**Task**: The lines from the top of the material below through the line containing "import seaborn as sns" are to be printed exactly, with pictures omitted.

########

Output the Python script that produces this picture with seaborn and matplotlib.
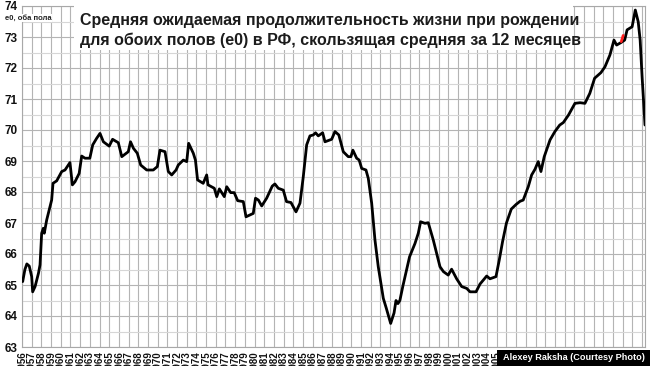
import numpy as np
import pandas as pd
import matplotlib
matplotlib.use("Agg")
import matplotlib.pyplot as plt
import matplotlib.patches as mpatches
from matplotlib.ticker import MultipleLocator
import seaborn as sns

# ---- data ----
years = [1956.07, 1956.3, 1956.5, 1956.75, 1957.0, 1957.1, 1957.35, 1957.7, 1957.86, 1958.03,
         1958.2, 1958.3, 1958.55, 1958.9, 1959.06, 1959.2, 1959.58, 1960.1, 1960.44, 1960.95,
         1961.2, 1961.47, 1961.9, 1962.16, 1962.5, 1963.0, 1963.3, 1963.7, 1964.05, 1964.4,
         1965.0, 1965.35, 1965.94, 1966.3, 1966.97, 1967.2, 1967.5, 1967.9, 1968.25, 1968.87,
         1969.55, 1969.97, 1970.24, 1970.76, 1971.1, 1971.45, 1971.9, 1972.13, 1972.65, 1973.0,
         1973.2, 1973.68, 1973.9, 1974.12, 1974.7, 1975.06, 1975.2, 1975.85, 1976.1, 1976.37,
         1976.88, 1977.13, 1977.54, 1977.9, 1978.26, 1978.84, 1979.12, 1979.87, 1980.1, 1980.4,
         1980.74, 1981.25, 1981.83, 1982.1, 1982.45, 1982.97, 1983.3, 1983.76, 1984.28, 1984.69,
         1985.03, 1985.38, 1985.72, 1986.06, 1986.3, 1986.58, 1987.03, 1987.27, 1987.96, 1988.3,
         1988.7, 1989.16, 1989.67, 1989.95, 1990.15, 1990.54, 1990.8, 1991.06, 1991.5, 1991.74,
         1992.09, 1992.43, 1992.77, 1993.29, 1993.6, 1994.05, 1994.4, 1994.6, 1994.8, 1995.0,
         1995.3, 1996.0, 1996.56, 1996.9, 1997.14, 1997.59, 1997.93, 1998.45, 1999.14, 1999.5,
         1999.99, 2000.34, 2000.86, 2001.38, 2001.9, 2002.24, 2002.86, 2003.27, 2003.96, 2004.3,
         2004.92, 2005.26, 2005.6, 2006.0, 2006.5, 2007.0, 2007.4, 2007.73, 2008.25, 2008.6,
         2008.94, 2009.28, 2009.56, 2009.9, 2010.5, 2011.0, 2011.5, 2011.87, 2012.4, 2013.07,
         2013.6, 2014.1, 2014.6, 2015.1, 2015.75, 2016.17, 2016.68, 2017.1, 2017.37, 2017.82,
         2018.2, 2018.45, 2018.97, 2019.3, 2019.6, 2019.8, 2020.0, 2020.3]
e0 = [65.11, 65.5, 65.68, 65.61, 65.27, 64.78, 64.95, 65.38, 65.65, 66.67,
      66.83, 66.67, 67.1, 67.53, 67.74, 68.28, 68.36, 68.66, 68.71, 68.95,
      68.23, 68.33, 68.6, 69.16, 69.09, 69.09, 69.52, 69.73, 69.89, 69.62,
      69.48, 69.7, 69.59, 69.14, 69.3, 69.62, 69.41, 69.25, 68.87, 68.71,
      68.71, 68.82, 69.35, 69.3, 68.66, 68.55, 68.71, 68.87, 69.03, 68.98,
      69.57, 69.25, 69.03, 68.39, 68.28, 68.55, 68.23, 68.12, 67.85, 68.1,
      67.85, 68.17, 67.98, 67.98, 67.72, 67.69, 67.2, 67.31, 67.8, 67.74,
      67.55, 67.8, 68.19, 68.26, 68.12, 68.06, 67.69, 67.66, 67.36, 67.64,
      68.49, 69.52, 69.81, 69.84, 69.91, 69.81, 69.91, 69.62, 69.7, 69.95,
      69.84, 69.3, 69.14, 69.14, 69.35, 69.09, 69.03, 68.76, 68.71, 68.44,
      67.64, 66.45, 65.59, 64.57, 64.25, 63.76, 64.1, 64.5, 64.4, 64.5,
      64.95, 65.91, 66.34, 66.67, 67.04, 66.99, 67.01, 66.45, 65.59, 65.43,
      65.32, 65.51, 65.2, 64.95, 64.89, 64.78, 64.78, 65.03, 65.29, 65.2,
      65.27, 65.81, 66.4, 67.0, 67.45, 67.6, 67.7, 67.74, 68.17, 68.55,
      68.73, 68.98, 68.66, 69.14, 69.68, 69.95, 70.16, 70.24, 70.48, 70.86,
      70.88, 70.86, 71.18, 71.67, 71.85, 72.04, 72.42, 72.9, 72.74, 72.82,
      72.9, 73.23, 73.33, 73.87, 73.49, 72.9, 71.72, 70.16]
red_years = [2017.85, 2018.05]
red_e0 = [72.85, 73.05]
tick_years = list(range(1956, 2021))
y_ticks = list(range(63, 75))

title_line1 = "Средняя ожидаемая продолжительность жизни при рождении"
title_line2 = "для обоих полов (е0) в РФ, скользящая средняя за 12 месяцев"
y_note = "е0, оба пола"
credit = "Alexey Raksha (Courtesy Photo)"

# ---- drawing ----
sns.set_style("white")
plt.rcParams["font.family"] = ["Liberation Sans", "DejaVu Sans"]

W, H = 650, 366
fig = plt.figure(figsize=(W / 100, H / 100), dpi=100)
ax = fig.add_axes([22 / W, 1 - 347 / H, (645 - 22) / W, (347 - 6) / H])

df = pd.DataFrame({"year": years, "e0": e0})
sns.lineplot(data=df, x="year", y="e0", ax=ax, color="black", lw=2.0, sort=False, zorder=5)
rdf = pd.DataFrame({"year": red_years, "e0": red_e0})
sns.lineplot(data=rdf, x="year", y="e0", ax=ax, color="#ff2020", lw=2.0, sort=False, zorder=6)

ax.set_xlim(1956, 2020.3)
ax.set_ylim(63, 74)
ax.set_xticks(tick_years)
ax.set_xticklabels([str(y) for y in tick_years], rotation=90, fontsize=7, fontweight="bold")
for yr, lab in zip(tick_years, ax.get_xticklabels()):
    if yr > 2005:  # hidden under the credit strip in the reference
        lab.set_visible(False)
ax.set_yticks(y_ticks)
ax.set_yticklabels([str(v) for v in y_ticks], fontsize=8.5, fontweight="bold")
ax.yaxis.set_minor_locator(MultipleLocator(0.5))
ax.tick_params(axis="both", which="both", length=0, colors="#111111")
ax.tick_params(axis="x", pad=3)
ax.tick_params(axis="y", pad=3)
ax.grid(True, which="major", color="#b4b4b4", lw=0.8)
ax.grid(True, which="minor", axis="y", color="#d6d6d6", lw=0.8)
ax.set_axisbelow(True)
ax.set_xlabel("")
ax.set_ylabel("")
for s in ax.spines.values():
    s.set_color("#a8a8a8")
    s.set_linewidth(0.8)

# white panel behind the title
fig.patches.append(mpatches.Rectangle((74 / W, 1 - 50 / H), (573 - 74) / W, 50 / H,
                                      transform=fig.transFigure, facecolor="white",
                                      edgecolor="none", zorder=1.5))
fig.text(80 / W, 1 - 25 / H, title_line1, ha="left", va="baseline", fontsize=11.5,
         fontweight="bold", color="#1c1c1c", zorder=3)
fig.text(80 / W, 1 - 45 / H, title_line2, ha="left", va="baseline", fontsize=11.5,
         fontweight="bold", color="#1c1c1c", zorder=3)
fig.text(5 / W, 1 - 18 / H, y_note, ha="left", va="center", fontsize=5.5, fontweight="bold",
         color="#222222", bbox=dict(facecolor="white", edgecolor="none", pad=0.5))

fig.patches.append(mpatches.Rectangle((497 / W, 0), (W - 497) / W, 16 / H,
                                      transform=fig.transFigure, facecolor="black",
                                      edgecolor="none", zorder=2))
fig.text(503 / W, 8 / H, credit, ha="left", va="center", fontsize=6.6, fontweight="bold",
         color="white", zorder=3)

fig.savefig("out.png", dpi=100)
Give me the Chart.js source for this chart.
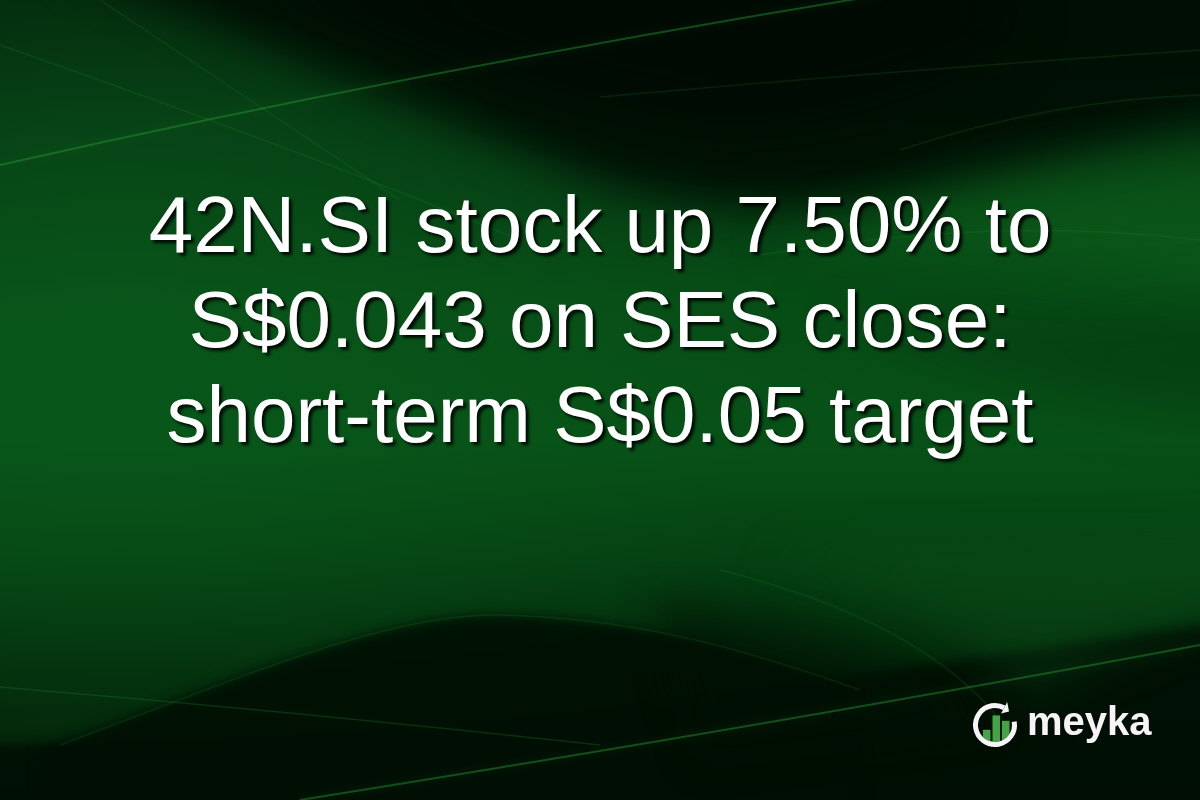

########

**Exercise response**:
Output the Python script that produces this picture with seaborn and matplotlib.
import numpy as np
import pandas as pd
import matplotlib
matplotlib.use("Agg")
import matplotlib.pyplot as plt
import matplotlib.patches as mpatches
from matplotlib.ticker import MultipleLocator
import seaborn as sns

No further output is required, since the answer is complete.